Omitting the pictures, copy exactly each line from the one containing "Give me the" up to and including the one containing "d'actuació del Pla".

GIVEN RECORDS:
══════

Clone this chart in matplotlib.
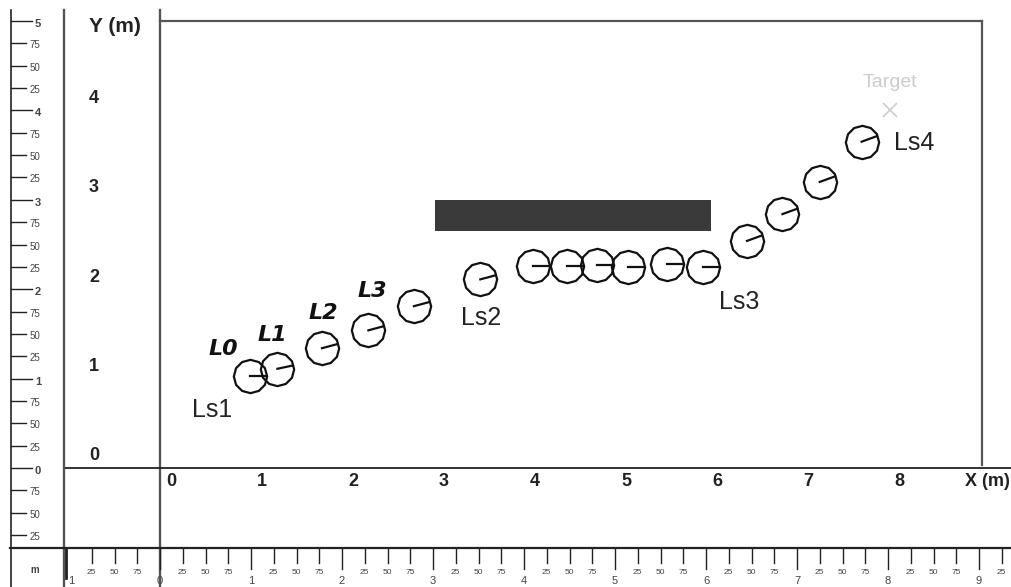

══════

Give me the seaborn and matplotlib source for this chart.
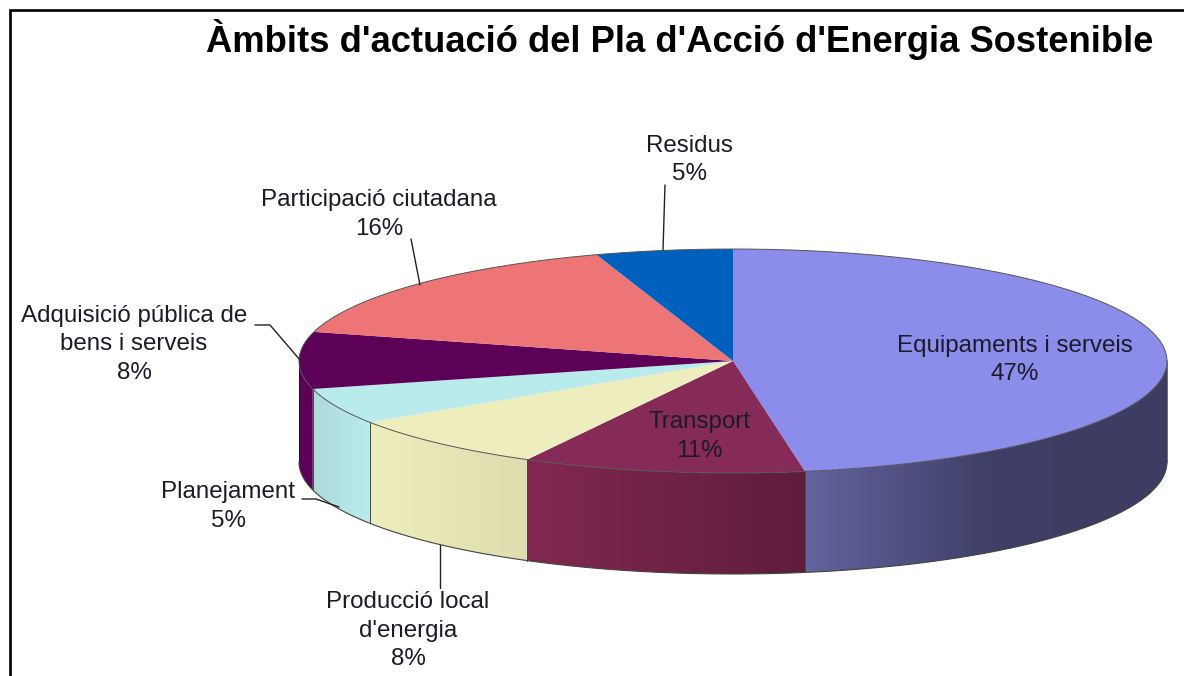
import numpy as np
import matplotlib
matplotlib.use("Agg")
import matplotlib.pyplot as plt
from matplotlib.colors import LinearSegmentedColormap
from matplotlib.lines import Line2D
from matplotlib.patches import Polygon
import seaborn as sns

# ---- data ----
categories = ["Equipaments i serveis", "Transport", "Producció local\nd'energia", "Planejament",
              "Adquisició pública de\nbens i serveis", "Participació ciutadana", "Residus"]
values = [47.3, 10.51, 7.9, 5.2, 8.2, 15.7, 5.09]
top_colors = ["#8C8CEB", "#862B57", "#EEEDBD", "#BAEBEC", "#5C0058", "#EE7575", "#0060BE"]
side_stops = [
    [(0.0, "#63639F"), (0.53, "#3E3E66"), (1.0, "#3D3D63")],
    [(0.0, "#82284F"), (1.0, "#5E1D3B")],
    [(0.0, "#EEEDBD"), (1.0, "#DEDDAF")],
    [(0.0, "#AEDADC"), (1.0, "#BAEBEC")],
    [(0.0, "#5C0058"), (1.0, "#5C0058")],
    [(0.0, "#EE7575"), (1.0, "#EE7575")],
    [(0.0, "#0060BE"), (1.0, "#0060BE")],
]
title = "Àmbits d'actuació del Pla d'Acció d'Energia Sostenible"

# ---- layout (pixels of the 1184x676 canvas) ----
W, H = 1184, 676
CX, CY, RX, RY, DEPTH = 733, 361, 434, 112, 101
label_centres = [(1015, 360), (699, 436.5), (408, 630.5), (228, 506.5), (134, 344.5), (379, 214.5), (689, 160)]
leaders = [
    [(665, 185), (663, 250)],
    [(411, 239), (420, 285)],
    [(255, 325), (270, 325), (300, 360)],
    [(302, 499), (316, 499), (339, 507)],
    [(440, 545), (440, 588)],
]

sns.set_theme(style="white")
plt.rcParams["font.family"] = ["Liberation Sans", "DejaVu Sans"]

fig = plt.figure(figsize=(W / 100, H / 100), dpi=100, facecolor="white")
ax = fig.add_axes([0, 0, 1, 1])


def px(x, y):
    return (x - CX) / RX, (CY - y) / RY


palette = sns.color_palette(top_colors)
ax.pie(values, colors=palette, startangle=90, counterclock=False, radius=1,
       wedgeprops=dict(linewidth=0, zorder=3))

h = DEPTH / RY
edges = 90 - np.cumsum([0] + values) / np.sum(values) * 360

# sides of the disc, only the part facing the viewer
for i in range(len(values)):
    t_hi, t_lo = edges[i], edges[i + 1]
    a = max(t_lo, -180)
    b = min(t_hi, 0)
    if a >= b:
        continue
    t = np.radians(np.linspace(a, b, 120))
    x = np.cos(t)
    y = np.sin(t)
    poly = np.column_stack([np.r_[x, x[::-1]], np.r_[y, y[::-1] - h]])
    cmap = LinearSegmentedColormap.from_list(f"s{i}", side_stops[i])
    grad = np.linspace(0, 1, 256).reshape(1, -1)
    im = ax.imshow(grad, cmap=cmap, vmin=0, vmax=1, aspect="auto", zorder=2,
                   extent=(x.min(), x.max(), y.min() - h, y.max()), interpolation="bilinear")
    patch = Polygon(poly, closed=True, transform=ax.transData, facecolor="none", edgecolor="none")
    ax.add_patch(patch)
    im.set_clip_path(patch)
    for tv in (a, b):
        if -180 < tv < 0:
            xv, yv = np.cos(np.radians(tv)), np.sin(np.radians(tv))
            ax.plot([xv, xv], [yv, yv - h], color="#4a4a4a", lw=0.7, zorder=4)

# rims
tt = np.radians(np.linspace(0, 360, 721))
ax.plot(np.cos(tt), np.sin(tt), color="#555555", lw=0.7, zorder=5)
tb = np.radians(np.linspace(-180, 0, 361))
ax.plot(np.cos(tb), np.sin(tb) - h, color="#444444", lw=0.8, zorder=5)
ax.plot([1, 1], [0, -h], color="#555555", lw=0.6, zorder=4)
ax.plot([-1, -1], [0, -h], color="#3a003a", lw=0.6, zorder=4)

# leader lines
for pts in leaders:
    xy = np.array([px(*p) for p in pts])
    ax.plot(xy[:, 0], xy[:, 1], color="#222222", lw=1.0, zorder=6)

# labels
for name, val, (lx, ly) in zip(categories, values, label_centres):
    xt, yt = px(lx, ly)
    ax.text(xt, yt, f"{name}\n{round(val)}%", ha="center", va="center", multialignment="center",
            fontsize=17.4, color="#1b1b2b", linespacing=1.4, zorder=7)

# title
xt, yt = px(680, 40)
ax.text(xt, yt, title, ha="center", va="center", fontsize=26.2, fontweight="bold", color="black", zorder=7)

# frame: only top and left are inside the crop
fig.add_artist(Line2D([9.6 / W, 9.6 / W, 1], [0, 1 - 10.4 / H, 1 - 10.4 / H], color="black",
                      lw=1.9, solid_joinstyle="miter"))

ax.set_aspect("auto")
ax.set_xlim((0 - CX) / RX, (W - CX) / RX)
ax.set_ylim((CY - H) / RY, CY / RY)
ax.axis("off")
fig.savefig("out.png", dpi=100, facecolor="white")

══════

EXERCISE SOLUTION:
Give me the seaborn and matplotlib source for this chart.
import numpy as np
import matplotlib
matplotlib.use("Agg")
import matplotlib.pyplot as plt
from matplotlib.colors import LinearSegmentedColormap
from matplotlib.lines import Line2D
from matplotlib.patches import Polygon
import seaborn as sns

# ---- data ----
categories = ["Equipaments i serveis", "Transport", "Producció local\nd'energia", "Planejament",
              "Adquisició pública de\nbens i serveis", "Participació ciutadana", "Residus"]
values = [47.3, 10.51, 7.9, 5.2, 8.2, 15.7, 5.09]
top_colors = ["#8C8CEB", "#862B57", "#EEEDBD", "#BAEBEC", "#5C0058", "#EE7575", "#0060BE"]
side_stops = [
    [(0.0, "#63639F"), (0.53, "#3E3E66"), (1.0, "#3D3D63")],
    [(0.0, "#82284F"), (1.0, "#5E1D3B")],
    [(0.0, "#EEEDBD"), (1.0, "#DEDDAF")],
    [(0.0, "#AEDADC"), (1.0, "#BAEBEC")],
    [(0.0, "#5C0058"), (1.0, "#5C0058")],
    [(0.0, "#EE7575"), (1.0, "#EE7575")],
    [(0.0, "#0060BE"), (1.0, "#0060BE")],
]
title = "Àmbits d'actuació del Pla d'Acció d'Energia Sostenible"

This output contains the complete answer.